-------- Material to process

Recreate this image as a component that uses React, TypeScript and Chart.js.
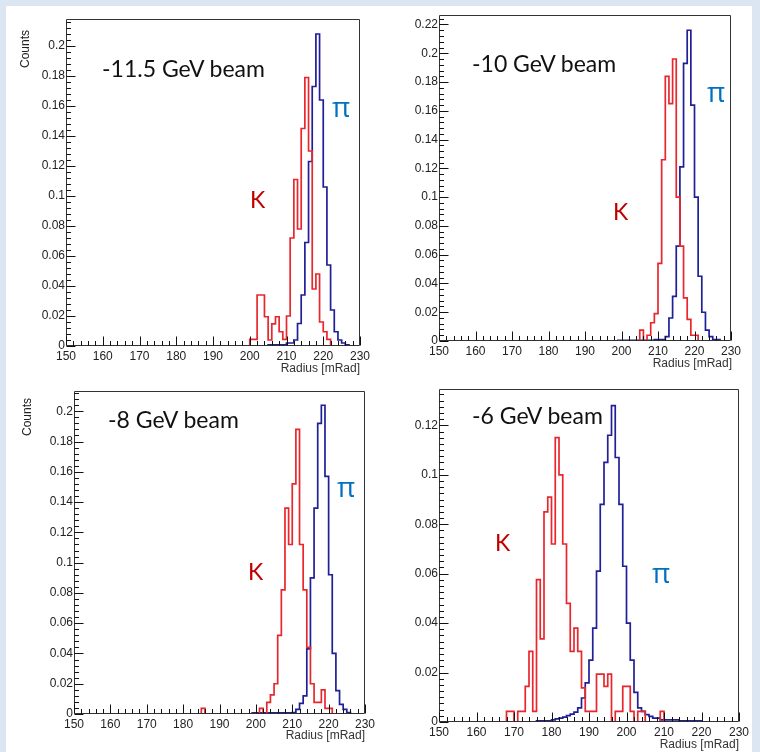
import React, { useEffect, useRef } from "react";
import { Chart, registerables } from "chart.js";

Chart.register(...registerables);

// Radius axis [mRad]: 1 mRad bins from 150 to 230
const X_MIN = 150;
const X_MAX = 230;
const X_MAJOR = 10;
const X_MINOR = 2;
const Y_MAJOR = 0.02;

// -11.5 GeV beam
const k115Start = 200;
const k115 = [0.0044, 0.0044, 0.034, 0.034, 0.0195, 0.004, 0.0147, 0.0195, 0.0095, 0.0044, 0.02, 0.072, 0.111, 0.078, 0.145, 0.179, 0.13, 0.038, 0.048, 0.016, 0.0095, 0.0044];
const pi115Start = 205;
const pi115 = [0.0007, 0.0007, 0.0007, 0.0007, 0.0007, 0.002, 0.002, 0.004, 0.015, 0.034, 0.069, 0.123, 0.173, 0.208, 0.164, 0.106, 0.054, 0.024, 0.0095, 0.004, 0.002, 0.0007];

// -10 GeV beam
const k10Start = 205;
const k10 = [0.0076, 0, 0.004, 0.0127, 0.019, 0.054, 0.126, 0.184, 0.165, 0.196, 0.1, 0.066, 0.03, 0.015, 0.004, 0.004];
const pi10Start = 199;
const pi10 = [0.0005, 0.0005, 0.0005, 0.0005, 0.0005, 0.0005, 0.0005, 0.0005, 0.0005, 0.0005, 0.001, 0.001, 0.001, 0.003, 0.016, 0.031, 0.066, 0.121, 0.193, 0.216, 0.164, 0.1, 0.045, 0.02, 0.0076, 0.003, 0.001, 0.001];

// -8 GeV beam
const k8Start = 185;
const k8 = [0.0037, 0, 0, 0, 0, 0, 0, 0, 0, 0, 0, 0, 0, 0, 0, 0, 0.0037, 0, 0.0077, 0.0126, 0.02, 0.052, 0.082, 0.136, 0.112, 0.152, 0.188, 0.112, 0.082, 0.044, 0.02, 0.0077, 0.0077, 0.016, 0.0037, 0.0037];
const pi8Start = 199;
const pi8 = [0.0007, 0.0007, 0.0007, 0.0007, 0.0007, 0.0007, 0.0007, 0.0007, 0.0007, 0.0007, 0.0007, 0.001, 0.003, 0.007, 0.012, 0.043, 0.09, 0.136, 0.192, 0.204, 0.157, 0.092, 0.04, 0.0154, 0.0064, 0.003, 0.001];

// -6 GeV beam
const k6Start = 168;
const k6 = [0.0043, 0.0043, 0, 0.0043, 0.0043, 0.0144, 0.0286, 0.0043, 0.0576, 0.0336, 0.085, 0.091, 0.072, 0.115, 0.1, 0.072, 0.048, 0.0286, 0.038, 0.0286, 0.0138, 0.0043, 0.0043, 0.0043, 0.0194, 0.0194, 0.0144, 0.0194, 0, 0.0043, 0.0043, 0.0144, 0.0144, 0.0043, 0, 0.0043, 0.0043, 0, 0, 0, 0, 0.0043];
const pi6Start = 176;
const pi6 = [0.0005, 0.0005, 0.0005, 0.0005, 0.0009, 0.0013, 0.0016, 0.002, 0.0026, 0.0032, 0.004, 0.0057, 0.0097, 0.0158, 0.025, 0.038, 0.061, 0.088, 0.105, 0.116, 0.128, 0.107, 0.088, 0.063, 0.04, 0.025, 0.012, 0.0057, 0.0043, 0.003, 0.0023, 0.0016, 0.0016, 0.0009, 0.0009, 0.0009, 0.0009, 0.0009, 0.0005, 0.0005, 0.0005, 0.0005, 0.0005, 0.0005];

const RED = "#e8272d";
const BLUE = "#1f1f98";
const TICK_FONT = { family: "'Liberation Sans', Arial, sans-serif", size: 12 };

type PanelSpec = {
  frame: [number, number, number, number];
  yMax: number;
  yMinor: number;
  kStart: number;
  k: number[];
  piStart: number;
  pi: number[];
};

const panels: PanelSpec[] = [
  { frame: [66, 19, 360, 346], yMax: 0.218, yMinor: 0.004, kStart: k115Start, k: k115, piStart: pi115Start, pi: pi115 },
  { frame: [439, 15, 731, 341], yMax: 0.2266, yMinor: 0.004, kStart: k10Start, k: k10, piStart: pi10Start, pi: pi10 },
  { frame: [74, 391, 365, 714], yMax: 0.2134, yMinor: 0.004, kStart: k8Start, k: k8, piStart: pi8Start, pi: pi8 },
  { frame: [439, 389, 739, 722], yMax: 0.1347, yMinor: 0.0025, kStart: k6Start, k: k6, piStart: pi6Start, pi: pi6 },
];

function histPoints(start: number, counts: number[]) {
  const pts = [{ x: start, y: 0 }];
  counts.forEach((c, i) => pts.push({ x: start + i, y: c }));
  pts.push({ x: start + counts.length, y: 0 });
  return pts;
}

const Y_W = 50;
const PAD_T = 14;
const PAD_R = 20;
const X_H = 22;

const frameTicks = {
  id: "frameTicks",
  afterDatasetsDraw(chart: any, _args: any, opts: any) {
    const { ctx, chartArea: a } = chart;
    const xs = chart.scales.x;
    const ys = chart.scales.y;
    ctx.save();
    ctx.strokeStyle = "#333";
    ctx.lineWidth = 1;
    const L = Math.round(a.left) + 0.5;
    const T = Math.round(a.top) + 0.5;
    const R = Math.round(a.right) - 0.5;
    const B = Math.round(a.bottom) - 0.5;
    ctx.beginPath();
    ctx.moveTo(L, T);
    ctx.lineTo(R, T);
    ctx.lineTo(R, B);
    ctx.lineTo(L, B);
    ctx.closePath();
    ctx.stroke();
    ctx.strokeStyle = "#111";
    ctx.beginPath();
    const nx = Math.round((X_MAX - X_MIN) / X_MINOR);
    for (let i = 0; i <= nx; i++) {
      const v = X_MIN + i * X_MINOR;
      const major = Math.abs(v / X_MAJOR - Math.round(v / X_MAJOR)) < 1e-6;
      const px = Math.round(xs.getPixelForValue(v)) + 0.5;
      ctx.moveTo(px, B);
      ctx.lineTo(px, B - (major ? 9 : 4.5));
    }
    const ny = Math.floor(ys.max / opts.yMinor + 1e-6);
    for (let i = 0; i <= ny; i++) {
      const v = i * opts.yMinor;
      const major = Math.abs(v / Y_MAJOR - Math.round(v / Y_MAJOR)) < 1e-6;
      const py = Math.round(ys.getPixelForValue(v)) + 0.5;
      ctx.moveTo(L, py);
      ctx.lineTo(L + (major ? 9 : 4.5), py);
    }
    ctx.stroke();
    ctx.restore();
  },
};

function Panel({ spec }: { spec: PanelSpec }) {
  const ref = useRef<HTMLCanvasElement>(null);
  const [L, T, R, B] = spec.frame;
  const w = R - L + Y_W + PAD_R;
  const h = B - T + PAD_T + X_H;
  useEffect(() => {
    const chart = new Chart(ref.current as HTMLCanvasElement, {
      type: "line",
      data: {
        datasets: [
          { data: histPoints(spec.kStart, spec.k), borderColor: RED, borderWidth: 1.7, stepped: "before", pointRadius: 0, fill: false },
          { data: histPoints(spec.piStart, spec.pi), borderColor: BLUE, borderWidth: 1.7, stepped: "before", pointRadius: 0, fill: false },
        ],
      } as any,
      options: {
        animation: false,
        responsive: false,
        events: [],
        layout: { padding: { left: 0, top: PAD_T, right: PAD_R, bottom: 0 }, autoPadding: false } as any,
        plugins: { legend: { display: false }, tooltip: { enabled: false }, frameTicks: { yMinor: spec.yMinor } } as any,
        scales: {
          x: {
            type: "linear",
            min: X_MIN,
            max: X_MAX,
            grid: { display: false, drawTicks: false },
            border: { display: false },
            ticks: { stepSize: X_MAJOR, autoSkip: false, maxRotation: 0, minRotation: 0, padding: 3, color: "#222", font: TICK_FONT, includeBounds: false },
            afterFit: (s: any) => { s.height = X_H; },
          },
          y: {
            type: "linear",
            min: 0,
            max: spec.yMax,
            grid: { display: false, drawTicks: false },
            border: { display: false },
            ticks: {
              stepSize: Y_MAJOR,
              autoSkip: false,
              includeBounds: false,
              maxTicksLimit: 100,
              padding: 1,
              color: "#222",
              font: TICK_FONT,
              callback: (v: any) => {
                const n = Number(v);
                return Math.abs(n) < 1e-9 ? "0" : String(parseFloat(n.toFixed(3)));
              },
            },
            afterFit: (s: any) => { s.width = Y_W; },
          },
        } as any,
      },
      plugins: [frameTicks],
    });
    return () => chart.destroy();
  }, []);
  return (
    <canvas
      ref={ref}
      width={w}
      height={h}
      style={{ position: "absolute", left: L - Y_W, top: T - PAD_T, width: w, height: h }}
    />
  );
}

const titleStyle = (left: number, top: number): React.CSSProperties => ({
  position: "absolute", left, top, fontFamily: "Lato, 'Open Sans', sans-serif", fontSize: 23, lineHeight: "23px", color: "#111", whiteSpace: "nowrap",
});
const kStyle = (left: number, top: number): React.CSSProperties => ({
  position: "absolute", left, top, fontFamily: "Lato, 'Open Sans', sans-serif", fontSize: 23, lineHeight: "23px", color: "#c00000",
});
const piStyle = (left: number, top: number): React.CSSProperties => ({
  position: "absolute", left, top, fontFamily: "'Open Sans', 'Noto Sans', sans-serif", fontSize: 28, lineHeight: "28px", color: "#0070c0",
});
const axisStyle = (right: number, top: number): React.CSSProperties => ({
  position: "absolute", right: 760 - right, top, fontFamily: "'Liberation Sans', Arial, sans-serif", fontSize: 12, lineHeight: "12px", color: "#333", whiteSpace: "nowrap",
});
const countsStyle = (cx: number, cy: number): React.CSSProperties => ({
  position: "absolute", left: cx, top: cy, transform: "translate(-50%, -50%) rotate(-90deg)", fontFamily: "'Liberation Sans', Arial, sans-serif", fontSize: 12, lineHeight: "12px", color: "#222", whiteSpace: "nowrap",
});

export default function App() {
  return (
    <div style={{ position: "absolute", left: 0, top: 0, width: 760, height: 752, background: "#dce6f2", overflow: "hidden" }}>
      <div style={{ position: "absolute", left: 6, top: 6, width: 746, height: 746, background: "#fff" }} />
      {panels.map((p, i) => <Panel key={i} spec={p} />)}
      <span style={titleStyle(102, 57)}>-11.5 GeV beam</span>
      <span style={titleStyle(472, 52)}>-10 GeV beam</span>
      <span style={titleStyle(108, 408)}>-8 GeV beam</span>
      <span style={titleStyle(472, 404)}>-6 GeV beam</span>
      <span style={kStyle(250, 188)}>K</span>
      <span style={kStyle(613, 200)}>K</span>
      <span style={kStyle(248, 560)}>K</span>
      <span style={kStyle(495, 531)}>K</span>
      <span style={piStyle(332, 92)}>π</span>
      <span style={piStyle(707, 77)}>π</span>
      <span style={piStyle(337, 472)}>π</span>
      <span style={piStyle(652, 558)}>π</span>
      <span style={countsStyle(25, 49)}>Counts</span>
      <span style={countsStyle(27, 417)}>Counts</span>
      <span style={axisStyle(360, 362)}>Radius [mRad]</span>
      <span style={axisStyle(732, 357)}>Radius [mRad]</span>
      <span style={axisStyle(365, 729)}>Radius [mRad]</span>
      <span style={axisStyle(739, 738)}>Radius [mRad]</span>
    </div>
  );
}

----------------
-------- Material to process

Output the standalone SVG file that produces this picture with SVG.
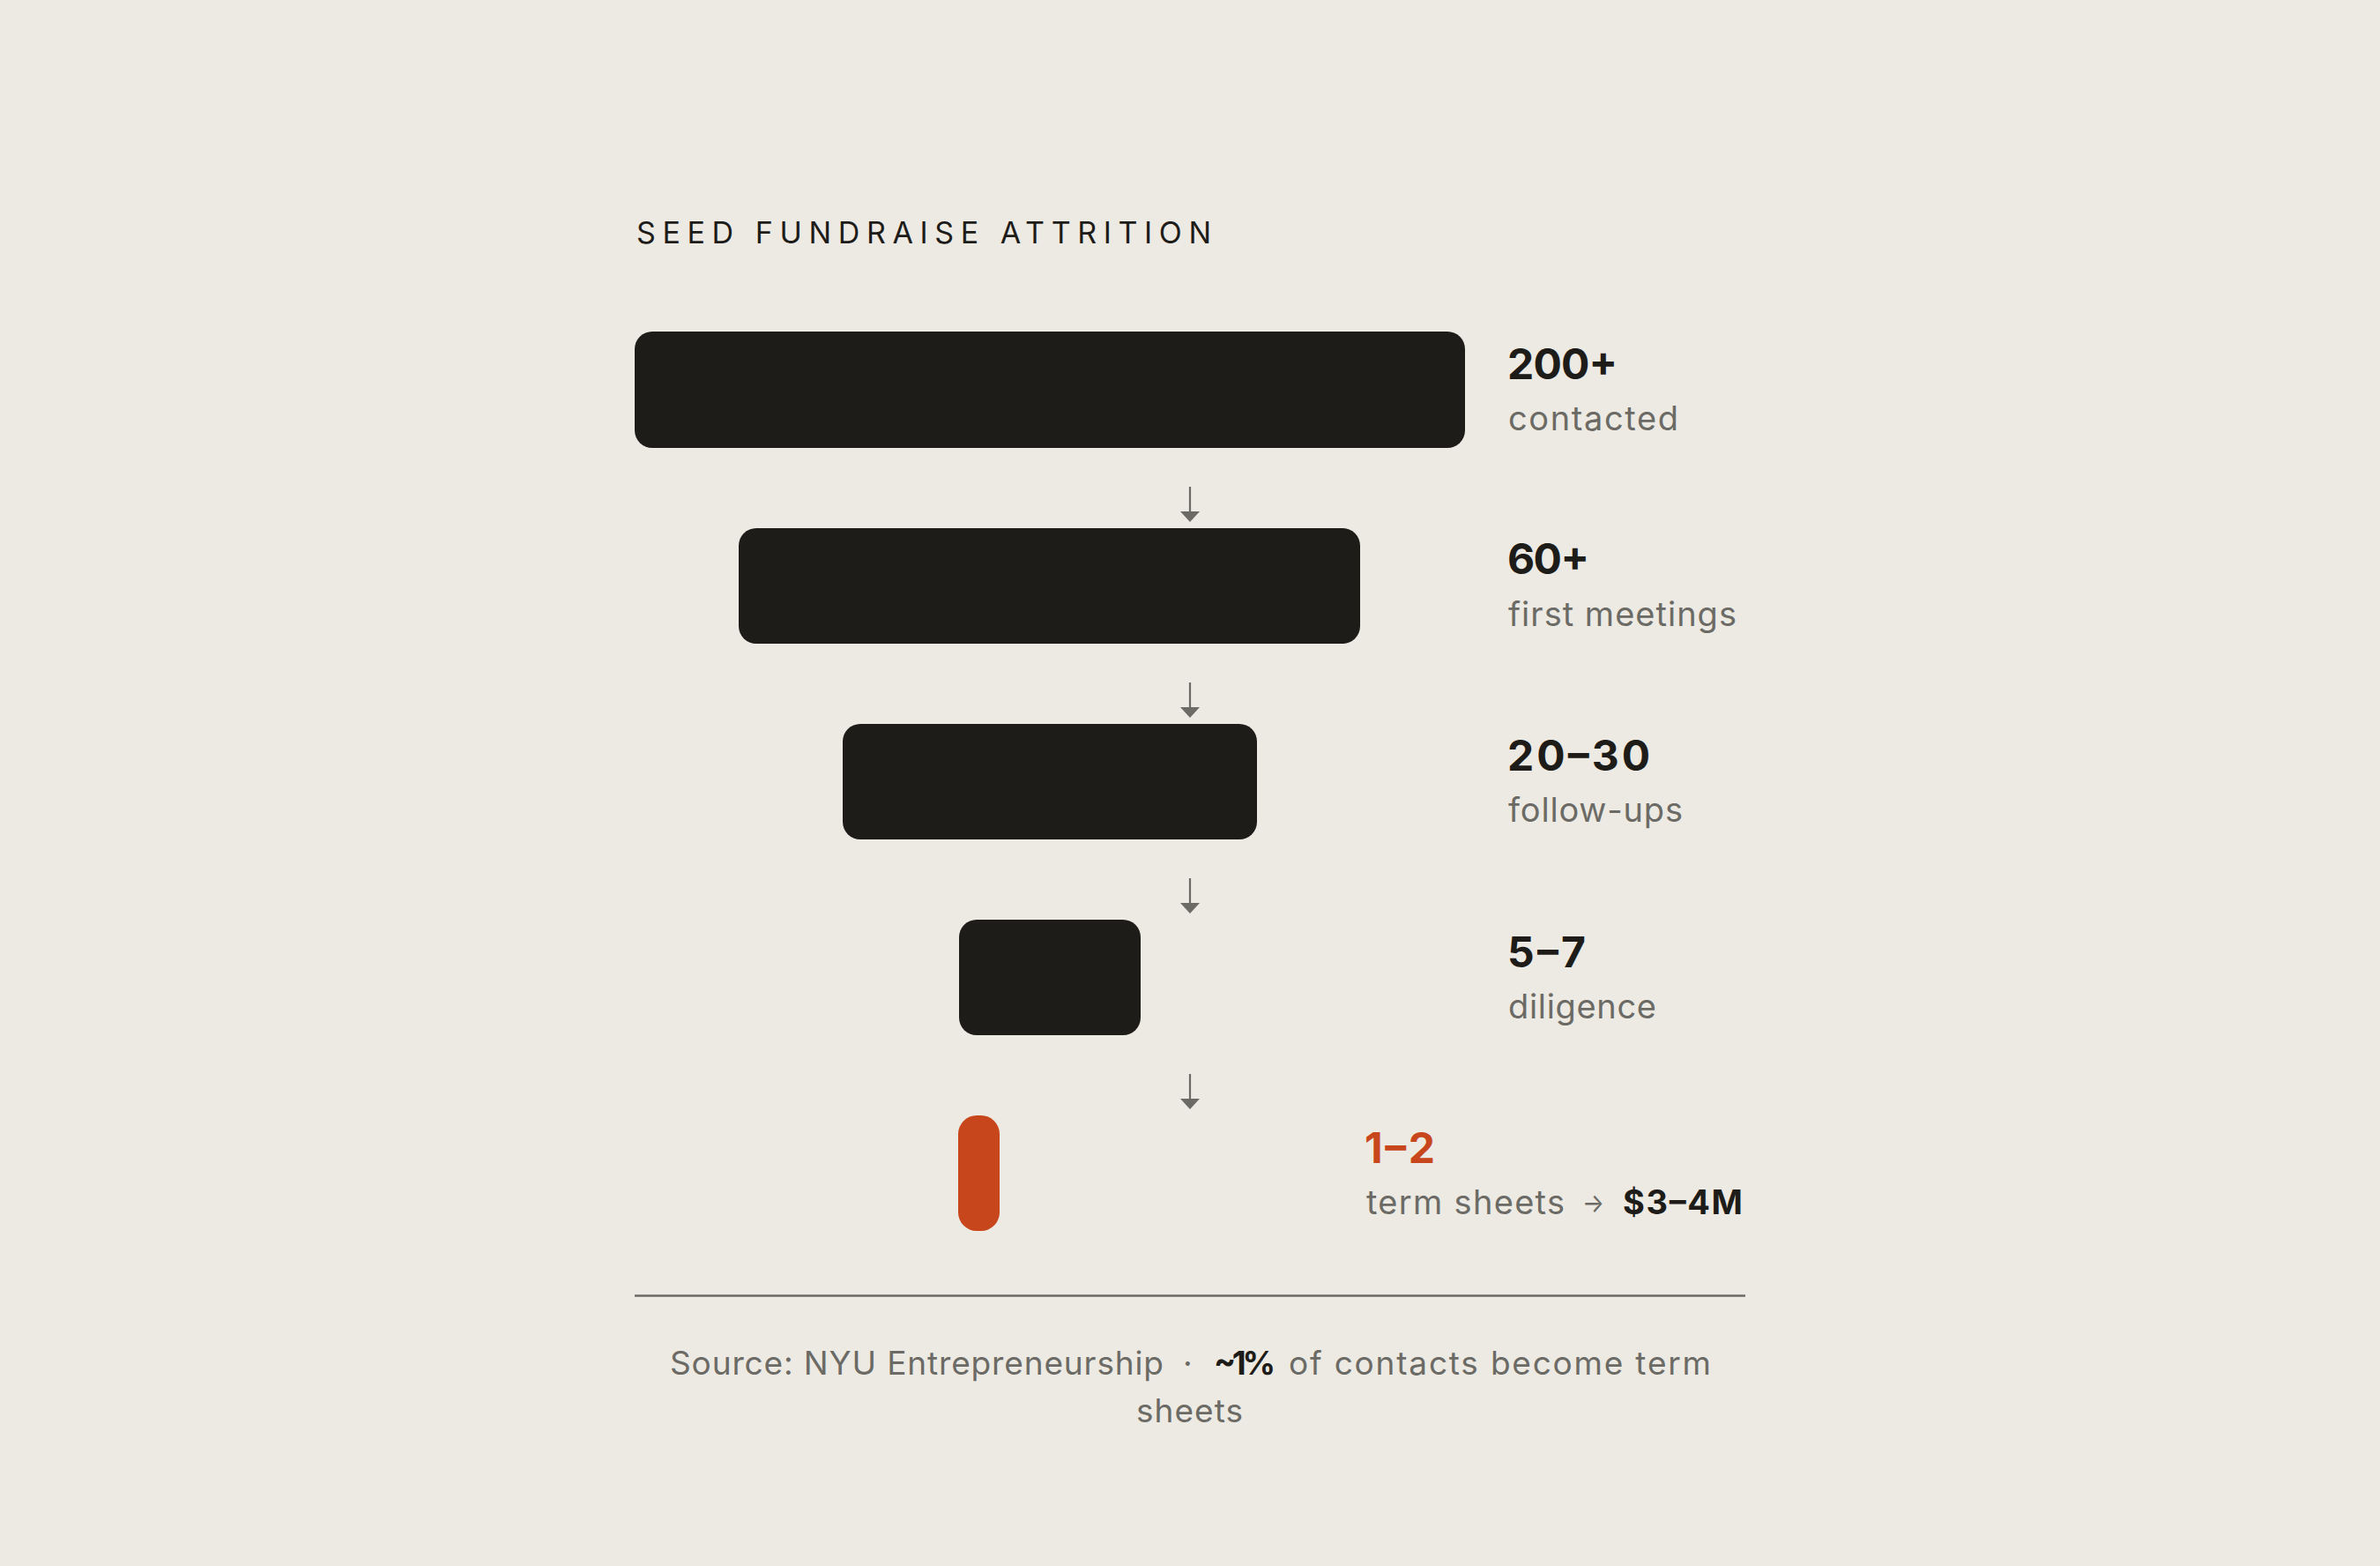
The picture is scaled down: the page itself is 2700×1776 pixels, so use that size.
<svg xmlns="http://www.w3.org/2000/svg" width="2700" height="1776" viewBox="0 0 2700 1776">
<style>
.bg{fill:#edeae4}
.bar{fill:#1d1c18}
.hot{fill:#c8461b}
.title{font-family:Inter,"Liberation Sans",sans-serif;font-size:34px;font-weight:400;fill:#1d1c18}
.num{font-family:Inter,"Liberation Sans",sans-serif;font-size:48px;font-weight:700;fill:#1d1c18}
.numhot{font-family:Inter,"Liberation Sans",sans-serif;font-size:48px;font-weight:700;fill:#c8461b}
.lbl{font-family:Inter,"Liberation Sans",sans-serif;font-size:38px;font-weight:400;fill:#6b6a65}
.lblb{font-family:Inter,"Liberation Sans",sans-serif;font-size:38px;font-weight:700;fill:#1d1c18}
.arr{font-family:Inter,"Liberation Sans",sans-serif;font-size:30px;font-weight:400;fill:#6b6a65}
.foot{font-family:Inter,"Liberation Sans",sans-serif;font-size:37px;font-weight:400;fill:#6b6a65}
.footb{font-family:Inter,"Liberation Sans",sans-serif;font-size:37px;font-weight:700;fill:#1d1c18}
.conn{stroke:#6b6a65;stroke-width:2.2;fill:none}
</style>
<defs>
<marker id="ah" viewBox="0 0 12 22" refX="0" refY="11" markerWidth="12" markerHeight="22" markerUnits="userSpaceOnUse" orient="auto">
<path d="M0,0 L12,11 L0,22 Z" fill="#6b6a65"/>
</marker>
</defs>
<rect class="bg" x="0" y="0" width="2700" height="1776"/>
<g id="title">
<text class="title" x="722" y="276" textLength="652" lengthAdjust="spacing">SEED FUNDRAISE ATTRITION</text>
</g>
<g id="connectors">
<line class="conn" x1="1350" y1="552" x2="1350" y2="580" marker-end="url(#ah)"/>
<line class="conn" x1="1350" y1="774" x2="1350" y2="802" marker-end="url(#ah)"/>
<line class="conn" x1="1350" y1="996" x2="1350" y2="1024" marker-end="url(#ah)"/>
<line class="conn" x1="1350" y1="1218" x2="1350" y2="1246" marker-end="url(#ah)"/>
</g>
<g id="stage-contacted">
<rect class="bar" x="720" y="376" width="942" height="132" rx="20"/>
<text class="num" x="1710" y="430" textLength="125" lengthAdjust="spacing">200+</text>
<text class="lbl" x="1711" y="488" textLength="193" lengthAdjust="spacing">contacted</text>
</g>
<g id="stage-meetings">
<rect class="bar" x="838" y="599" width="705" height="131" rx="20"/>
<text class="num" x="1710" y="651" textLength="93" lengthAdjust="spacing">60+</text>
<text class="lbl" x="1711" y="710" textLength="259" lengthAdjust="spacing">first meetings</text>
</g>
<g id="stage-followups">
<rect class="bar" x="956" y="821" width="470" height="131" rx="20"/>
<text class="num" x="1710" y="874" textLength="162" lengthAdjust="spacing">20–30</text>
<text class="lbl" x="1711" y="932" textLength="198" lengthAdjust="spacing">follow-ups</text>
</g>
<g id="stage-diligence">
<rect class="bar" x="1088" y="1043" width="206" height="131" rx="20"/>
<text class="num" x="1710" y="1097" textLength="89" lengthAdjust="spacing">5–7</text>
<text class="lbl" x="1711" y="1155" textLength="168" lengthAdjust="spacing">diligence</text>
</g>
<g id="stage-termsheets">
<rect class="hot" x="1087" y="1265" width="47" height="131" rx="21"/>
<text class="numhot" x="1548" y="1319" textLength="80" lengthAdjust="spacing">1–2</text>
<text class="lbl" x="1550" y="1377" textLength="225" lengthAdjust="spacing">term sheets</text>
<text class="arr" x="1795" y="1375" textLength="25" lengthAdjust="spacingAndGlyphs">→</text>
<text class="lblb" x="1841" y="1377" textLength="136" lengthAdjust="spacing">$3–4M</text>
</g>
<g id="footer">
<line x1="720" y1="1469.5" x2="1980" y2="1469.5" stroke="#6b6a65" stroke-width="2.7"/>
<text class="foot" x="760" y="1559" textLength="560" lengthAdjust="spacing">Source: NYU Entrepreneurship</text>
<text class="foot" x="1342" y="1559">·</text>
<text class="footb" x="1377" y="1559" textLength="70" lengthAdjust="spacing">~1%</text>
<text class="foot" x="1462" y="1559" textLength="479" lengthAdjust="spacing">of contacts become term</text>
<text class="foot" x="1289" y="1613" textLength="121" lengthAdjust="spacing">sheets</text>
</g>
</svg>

----------------

Description of the task: From the records above, copy exactly the lines starting at the one with "Recreate this image" and ending at the one with "Chart.register(...registerables);", and no others. Pictures stay out.

Exercise answer:
Recreate this image as a component that uses React, TypeScript and Chart.js.
import React, { useEffect, useRef } from "react";
import { Chart, registerables } from "chart.js";

Chart.register(...registerables);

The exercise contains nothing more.